Pseudomonas migulaeの低温ストレス条件下での芳香族化合物分解過程における遺伝子発現挙動のプロファイリング

論文タイトル
Transcriptomic profiling of Pseudomonas migulae revealed gene regulatory properties during biodegradation of aromatic hydrocarbons under cold stress
論文タイトル(訳)
Pseudomonas migulaeの低温ストレス条件下での芳香族化合物分解過程における遺伝子発現挙動のプロファイリング
DOI
10.1099/mgen.0.001470
ジャーナル名
Microbial Genomics
巻号
Microbial Genomics Vol. 11, Issue 9 (2025)
著者名(敬称略)
柳田 將貴 守 次朗 他
所属
横浜市立大学大学院 生命ナノシステム科学研究科 微生物生態学研究室
著者からのひと言
Pseudomonas属細菌は様々な環境から見つかり、その優れた低温ストレス適応能力についても頻繁に報告されていますが、意外にも、低温に適応する詳細な機構については過去に報告がありませんでした。

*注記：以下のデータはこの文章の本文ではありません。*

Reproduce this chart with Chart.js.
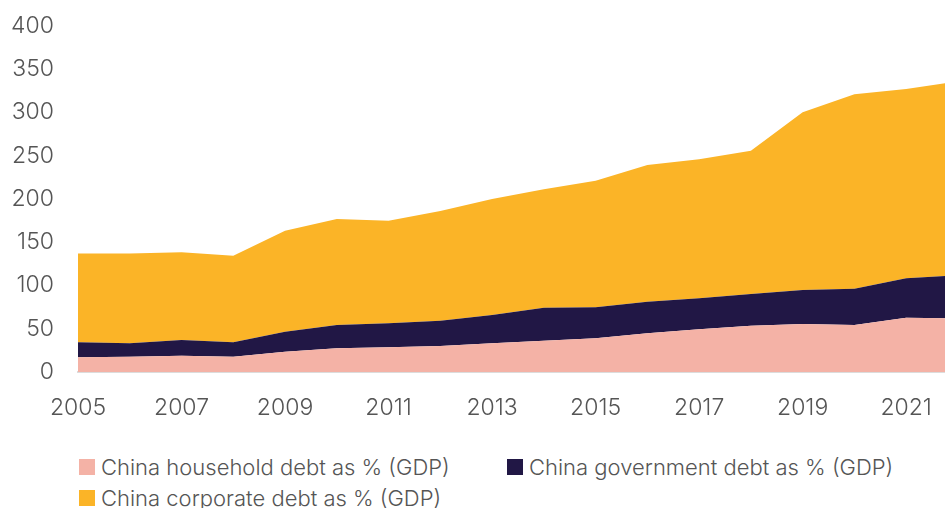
<!DOCTYPE html>
<html>
<head>
<meta charset="utf-8">
<script src="https://cdn.jsdelivr.net/npm/chart.js@4"></script>
<style>
  html, body { margin: 0; padding: 0; background: #fff; overflow: hidden; }
  #wrap { position: relative; width: 945px; height: 508px; }
  #chart-box { position: absolute; left: 0; top: 0; width: 945px; height: 440px; }
  #legenda {
    position: absolute; left: 79px; top: 455px;
    display: grid; grid-template-columns: 428px auto; row-gap: 8px;
    font-family: Inter, "Noto Sans", sans-serif; font-weight: 300; font-size: 22px; color: #555;
  }
  .item { display: flex; align-items: center; height: 23px; white-space: nowrap; }
  .box { width: 16px; height: 16px; margin-right: 6px; }
</style>
</head>
<body>
<div id="wrap">
  <div id="chart-box"><canvas id="grafico-divida"></canvas></div>
  <div id="legenda"></div>
</div>
<script>
// Dados (% do PIB)
const anos = [2005, 2006, 2007, 2008, 2009, 2010, 2011, 2012, 2013, 2014, 2015, 2016, 2017, 2018, 2019, 2020, 2021, 2022];
const familias = [17.0, 17.7, 18.9, 17.7, 23.5, 27.4, 28.5, 30.0, 33.2, 36.2, 38.9, 44.7, 49.3, 53.6, 55.5, 54.3, 62.8, 61.9];
const governo = [17.3, 15.5, 18.1, 16.6, 23.1, 26.9, 27.8, 29.3, 32.7, 38.2, 35.9, 36.6, 35.9, 36.6, 39.3, 42.0, 45.5, 50.0];
const empresas = [102.7, 103.8, 101.3, 100.2, 116.8, 122.6, 118.7, 126.7, 134.1, 136.8, 146.4, 158.0, 160.7, 165.7, 205.4, 224.7, 218.9, 224.0];
const rotulosAnos = [2005, 2007, 2009, 2011, 2013, 2015, 2017, 2019, 2021];
const rotulosY = [0, 50, 100, 150, 200, 250, 300, 350, 400];

const series = [
    { label: 'China household debt as % (GDP)', valores: familias, cor: '#F4B2A6' },
    { label: 'China government debt as % (GDP)', valores: governo, cor: '#211745' },
    { label: 'China corporate debt as % (GDP)', valores: empresas, cor: '#FBB427' }
];

const fonteEixo = { family: 'Inter, "Noto Sans", sans-serif', size: 23, weight: 300 };

document.addEventListener('DOMContentLoaded', function() {
    const ctx = document.getElementById('grafico-divida').getContext('2d');
    new Chart(ctx, {
        type: 'line',
        data: {
            datasets: series.map((s, i) => ({
                label: s.label,
                data: anos.map((a, j) => ({ x: a, y: s.valores[j] })),
                backgroundColor: s.cor,
                borderWidth: 0,
                pointRadius: 0,
                tension: 0,
                fill: i === 0 ? 'origin' : '-1'
            }))
        },
        options: {
            responsive: true,
            maintainAspectRatio: false,
            animation: false,
            layout: { padding: { top: 26, right: 0, left: 0, bottom: 0 } },
            plugins: { legend: { display: false }, tooltip: { enabled: false } },
            scales: {
                x: {
                    type: 'linear',
                    min: 2005,
                    max: 2021.75,
                    afterBuildTicks: scale => { scale.ticks = rotulosAnos.map(v => ({ value: v })); },
                    afterFit: scale => {
                        scale.height = 68;
                        scale.paddingLeft = 0;
                        scale.paddingRight = 0;
                    },
                    grid: { display: false, drawTicks: false },
                    border: { display: true, color: '#dcdcdc', width: 2 },
                    ticks: { color: '#555', font: fonteEixo, padding: 22, maxRotation: 0, autoSkip: false, callback: v => String(v) }
                },
                y: {
                    stacked: true,
                    min: 0,
                    max: 400,
                    afterBuildTicks: scale => { scale.ticks = rotulosY.map(v => ({ value: v })); },
                    afterFit: scale => {
                        scale.width = 78;
                        scale.paddingTop = 0;
                        scale.paddingBottom = 0;
                    },
                    grid: { display: false, drawTicks: false },
                    border: { display: false },
                    ticks: { color: '#555', font: fonteEixo, padding: 24 }
                }
            }
        }
    });

    // Legenda em HTML (duas colunas, como no original)
    const legenda = document.getElementById('legenda');
    series.forEach(s => {
        const item = document.createElement('div');
        item.className = 'item';
        item.innerHTML = `<span class="box" style="background:${s.cor}"></span>${s.label}`;
        legenda.appendChild(item);
    });
});
</script>
</body>
</html>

本学修士課程の学生が奮闘し、その一端を解き明かしました。ご興味のある方は、ぜひご一読ください。

抄訳

Pseudomonas属細菌においては、芳香族の環境汚染物質の分解能力や、低温を含む多様な環境ストレスへの優れた適応能力を有するものがしばしば報告されている。本研究では、環境汚染物質のp-ヒドロキシ安息香酸(PHBA)を増殖の栄養源として利用でき、なおかつ低温条件下(10˚C)で活発に生育可能な新規の細菌株P. migulae HY-2株をモデルとして用いて、低温ストレス条件下での芳香族炭化水素の分解過程における遺伝子調節機構について調査を行った。HY-2株のトランスクリプトーム解析の結果、低温条件下では複数種のシャペロンの発現上昇によりタンパク質の恒常性が維持され、さらに外来ポリアミンの蓄積に伴うバイオフィルム形成が誘導される一方、PHBAの分解に関わる遺伝子群の発現はほとんど影響を受けないことがわかった。本成果は、細菌を用いた汚染環境の修復技術におけるPseudomonas属細菌の有用性について、新たな知見を与えるものである。